THERE HAS BEEN an encouraging improvement in the levels and coherence of corporate reporting, according to a report by Deloitte.
The report found that businesses have embraced corporate reporting changes overall, but are severely lacking in some areas.
According to Deloitte, only one company disclosed information on the gender pay gap and just seven referred to gender diversity policies and targets.
Certain gender diversity disclosures are set to become mandatory in the near future and will require companies to provide more information than they currently do.
There is a similar situation in relation to carbon disclosure. While 63% of respondents made an effort to voluntarily disclose emissions, only 3% made it clear how they based their measures in line with the Department for Environment, Food and Rural Affairs corporate reporting guidance.
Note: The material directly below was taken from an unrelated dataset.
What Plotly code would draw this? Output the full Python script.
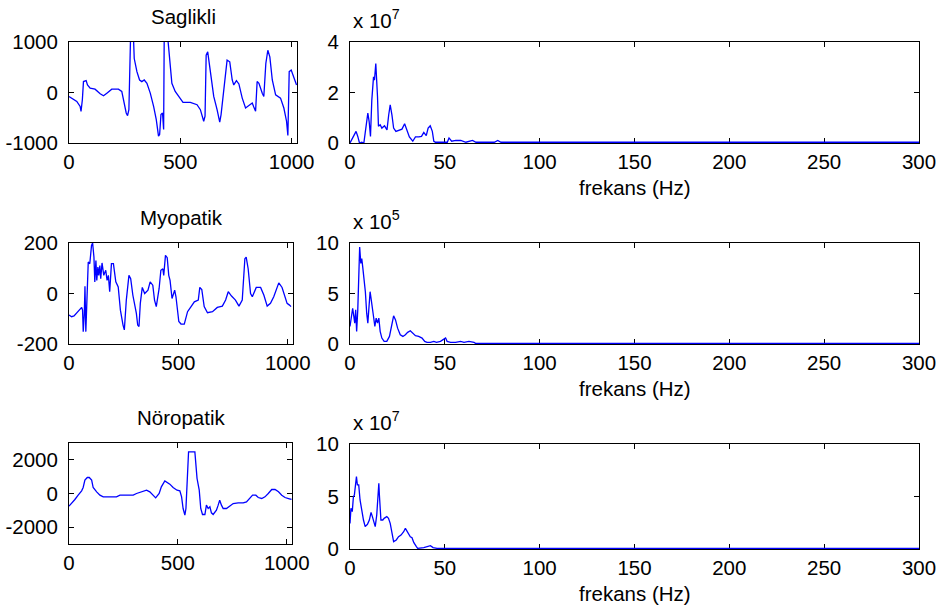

“A whole raft of initiatives, some voluntary, some mandatory, have come into force or are about to do so shortly,” said Veronica Poole, Deloitte’s national head of accounting and corporate reporting. “The overall thrust is to encourage companies to provide more consistent and connected reporting with an emphasis on narrative and their business model.”
Despite the impending arrival of new audit committee disclosure requirements in the latest corporate governance code update, only 16% of organisations provided insightful, company-specific analysis of significant issues considered by the audit committee.
“Companies need to be better at connected reporting. The proposals and rules which companies now face require a serious level of content, cohesion, connected thought and information. The regulatory bar is set higher every year and users’ demands are rising steeply,” Poole said.